The space carving approach to model acquisition is more appropriate for these applications than competing methods due to the generality of the scenes which may be reconstructed. Some of the competing methods limit the class of input images to those containing large numbers of particular features, or limit the class of scene shapes which may be reconstructed to those exhibiting particular properties. Space carving thus provides a means of generating three-dimensional models of scenes for a number of important applications, without the limitations of competing methods.

The space carving approach generates an initial reconstruction that envelops the object to be reconstructed. The surface of the reconstruction is then eroded at the points that are inconsistent with the input images. By repetition of this process a reconstruction emerges which is consistent with the input images. Points on the surface of the reconstruction are considered in turn by repeatedly passing a symbolic plane through scene space.
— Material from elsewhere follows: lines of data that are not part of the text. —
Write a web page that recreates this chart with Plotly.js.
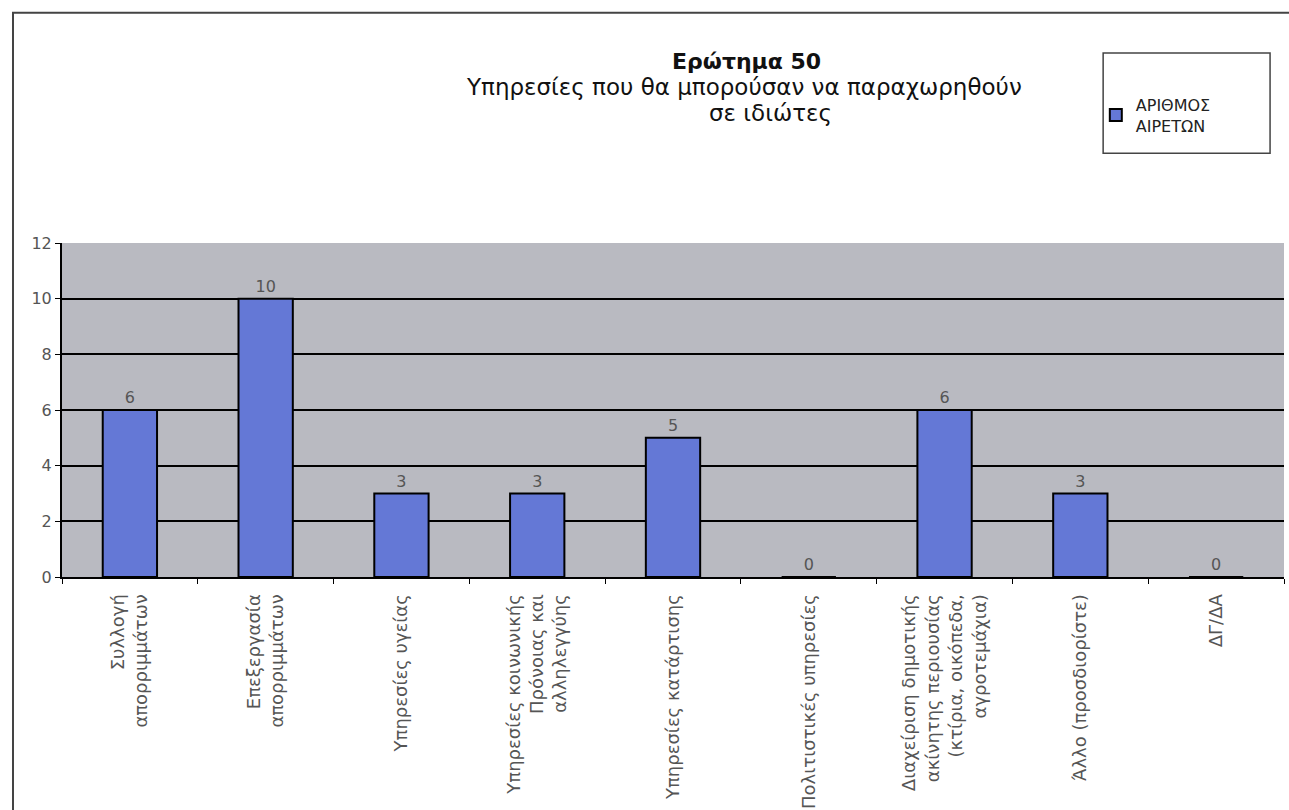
<!DOCTYPE html>
<html>
<head>
<meta charset="utf-8">
<script src="https://cdn.plot.ly/plotly-3.0.1.min.js"></script>
<style>html,body{margin:0;padding:0;background:#fff;}#chart{width:1289px;height:810px;}</style>
</head>
<body>
<div id="chart"></div>
<script>
const categories = [
  "Συλλογή<br>απορριμμάτων",
  "Επεξεργασία<br>απορριμμάτων",
  "Υπηρεσίες υγείας",
  "Υπηρεσίες κοινωνικής<br>Πρόνοιας και<br>αλληλεγγύης",
  "Υπηρεσίες κατάρτισης",
  "Πολιτιστικές υπηρεσίες",
  "Διαχείριση δημοτικής<br>ακίνητης περιουσίας<br>(κτίρια, οικόπεδα,<br>αγροτεμάχια)",
  "Άλλο (προσδιορίστε)",
  "ΔΓ/ΔΑ"
];
const values = [6, 10, 3, 3, 5, 0, 6, 3, 0];
const seriesName = "ΑΡΙΘΜΟΣ<br>ΑΙΡΕΤΩΝ";
const yTicks = [0, 2, 4, 6, 8, 10, 12];
const titleLines = ["<b>Ερώτημα 50</b>", "Υπηρεσίες που θα μπορούσαν να παραχωρηθούν", "σε ιδιώτες"];

const font = "DejaVu Sans, Verdana, sans-serif";

const trace = {
  type: "bar",
  x: categories,
  y: values,
  name: seriesName,
  width: 0.4,
  marker: {color: "#6478d6", line: {color: "#000", width: 2}},
  text: values.map(String),
  textposition: "outside",
  cliponaxis: false,
  textfont: {family: font, size: 16, color: "#555"},
  showlegend: true
};

const titleX = [0.560, 0.558, 0.580];
const titleY = [1.542, 1.467, 1.389];
const titleSize = [22, 23, 23];

const layout = {
  width: 1289, height: 810,
  margin: {l: 62, r: 5, t: 243, b: 233},
  paper_bgcolor: "#fff",
  plot_bgcolor: "#b9bac1",
  font: {family: font, color: "#333"},
  showlegend: true,
  legend: {
    x: 0.846, y: 1.383, xanchor: "left", yanchor: "middle",
    bgcolor: "rgba(0,0,0,0)", borderwidth: 0,
    font: {family: font, size: 16, color: "#222"},
    itemwidth: 30
  },
  xaxis: {
    type: "category",
    tickangle: -90,
    tickfont: {family: font, size: 18, color: "#555"},
    ticklabelstandoff: 8,
    showline: true, linecolor: "#000", linewidth: 2,
    ticks: "outside", tickson: "boundaries", ticklen: 5, tickcolor: "#000",
    showgrid: false,
    fixedrange: true
  },
  yaxis: {
    range: [0, 12],
    tickvals: yTicks,
    tickfont: {family: font, size: 16, color: "#555"},
    showline: true, linecolor: "#000", linewidth: 2,
    ticks: "outside", ticklen: 5, tickcolor: "#000",
    showgrid: true, gridcolor: "#000", gridwidth: 2,
    zeroline: false,
    fixedrange: true
  },
  annotations: titleLines.map((t, i) => ({
    text: t,
    xref: "paper", yref: "paper",
    x: titleX[i], y: titleY[i], xanchor: "center", yanchor: "middle",
    showarrow: false,
    font: {family: font, size: titleSize[i], color: "#111"}
  })),
  shapes: [
    {type: "rect", xref: "paper", yref: "paper",
     x0: -0.0401, x1: 1.05, y0: -0.75, y1: 1.689,
     line: {color: "#444", width: 2}, fillcolor: "rgba(0,0,0,0)", layer: "below"},
    {type: "rect", xref: "paper", yref: "paper",
     x0: 0.852, x1: 0.9886, y0: 1.269, y1: 1.569,
     line: {color: "#444", width: 1.5}, fillcolor: "#fff", layer: "below"}
  ]
};

Plotly.newPlot("chart", [trace], layout, {displayModeBar: false, staticPlot: true});
</script>
</body>
</html>
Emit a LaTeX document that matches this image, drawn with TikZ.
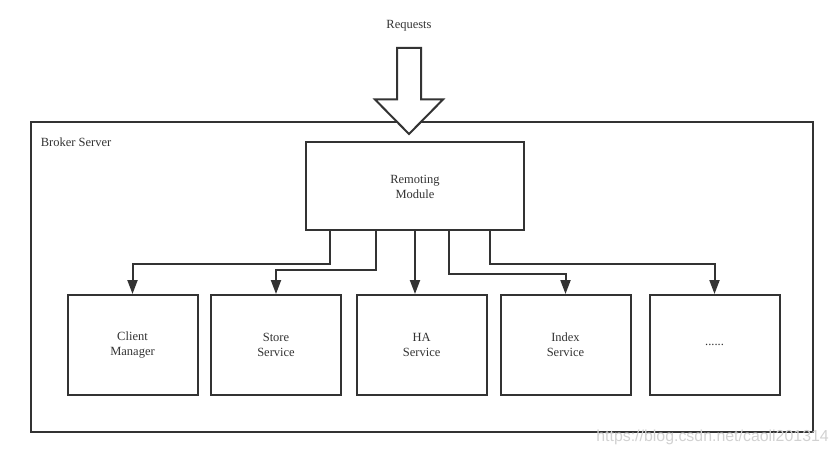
\documentclass[tikz,border=0pt]{standalone}
\usepackage{fontspec}
\setmainfont{Liberation Serif}
\newfontfamily\wmfont{Liberation Sans}
\usetikzlibrary{arrows.meta,calc}
\definecolor{ink}{HTML}{333333}
\tikzset{
  box/.style={draw=ink, line width=2pt, fill=white, align=center, font=\fontsize{12.5}{15}\selectfont, text=ink, inner sep=0pt},
  conn/.style={draw=ink, line width=2pt, -{Triangle[length=14pt,width=10pt]}},
  lbl/.style={font=\fontsize{12.5}{15}\selectfont, text=ink, inner sep=0pt}
}
\begin{document}
\begin{tikzpicture}[x=1pt,y=-1pt]
\useasboundingbox (0,0) rectangle (837,454);
% outer server box
\node[box, minimum width=782pt, minimum height=310pt] (srv) at (422,277) {};
\node[lbl, anchor=west] (srvlbl) at (40.7,142) {Broker Server};
% requests arrow
\node[lbl] (req) at (409,26) {Requests};
\coordinate (tip) at (409,134);
\draw[ink, line width=2pt, fill=white, line join=miter]
  (397,48) -- (421,48) -- (421,99.5) -- (443,99.5) -- (tip) -- (375,99.5) -- (397,99.5) -- cycle;
% remoting module
\node[box, minimum width=218pt, minimum height=88pt] (rm) at (415,186.5) {Remoting\\Module};
% bottom boxes
\node[box, minimum width=130pt, minimum height=100pt] (cm) at (132.5,345) {Client\\Manager};
\node[box, minimum width=130pt, minimum height=100pt] (ss) at (276,345) {Store\\Service};
\node[box, minimum width=130pt, minimum height=100pt] (ha) at (421.7,345) {HA\\Service};
\node[box, minimum width=130pt, minimum height=100pt] (is) at (565.5,345) {Index\\Service};
\node[box, minimum width=130pt, minimum height=100pt] (dt) at (714.5,345) {......};
% connectors
\draw[conn] ([xshift=-85pt]rm.south) -- ++(0,32) -| (cm.north);
\draw[conn] ([xshift=-39.3pt]rm.south) -- ++(0,38.6) -| (ss.north);
\draw[conn] (rm.south) -- (rm.south |- ha.north);
\draw[conn] ([xshift=34pt]rm.south) -- ++(0,42) -| (is.north);
\draw[conn] ([xshift=75pt]rm.south) -- ++(0,32) -| (dt.north);
% watermark
\node[font=\wmfont\fontsize{15.9}{18}\selectfont, text=black!18, anchor=east, inner sep=0pt] (wm) at (829,437) {https://blog.csdn.net/caoli201314};
\end{tikzpicture}
\end{document}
Current space carving algorithms rely on dividing the scene into rectangular regions labelled voxels. At each pass the set of voxels on the surface of the proposed reconstruction must be determined and each of these voxels tested in order to calculate which cameras it would be visible to. Each surface voxel is then tested to determine whether it is consistent with the input images of the cameras to which it would be visible. Traversing the data-structure requires significant execution time, largely due to the manner in which the scene space is divided and the symbolic representation of this division. The voxel-based representation used in the state-of-the-art space-carving algorithm also suffers from the variation in resolution caused by the perspective projection of scene space into the images . Significantly more voxels are required to represent the space further away from a particular camera. Similarly, the resolution of voxel space is compromised for parts of the scene closest to the camera because a single voxel will map to multiple pixels. The proposed algorithm uses an image-based representation of scene space to avoid these limitations. Information representing the structure of the scene is attached to pixels in the image space. Consequently, the recoverable model resolution is coupled to that of the input images, thus achieving the most detailed reconstruction possible given the inputs. One of the advantages of this approach is that certain calculations involving this image-based representation may be carried out using operations implemented by commonly available graphics rendering hardware, thus achieving significant improvements in speed of execution.

Photo-consistency

The goal of space-carving based approaches to scene reconstruction is to recover scene shape from several images taken by calibrated cameras in the case where no assumptions are made about the scene or the relative orientation of the cameras . The methods do not require correspondence information but instead rely on testing the photo-consistency of scene points to generate a reconstruction. Space carving thus generates reconstructions which would reproduce the input images when re-projected into the original cameras. Such reconstructions are said to be photo-consistent with the input images.

The visibility problem

In order to be able to test photo-consistency we first need to be able to identify which parts of a proposed reconstruction would be visible in which cameras, and the point in the image at which they would appear. This has been labelled the visibility problem. A number of methods have been proposed to solve the visibility problem for space carving. The fundamental problem is that of discerning which elements of the model are occluded by other points in the scene in the view of a particular camera. This typically requires a search over the un-carved voxels, the order of which is quadratic in the number of scene elements. A number of alternative scene representations have been considered, but these representations generally shift the complexity to another area of the algorithm, or compromise the quality of the reconstruction. The same visibility challenge exists, however, when rendering an image of a three-dimensional scene. This is well understood within the field of computer graphics . We propose to utilise the corresponding hardware-based solutions to this problem.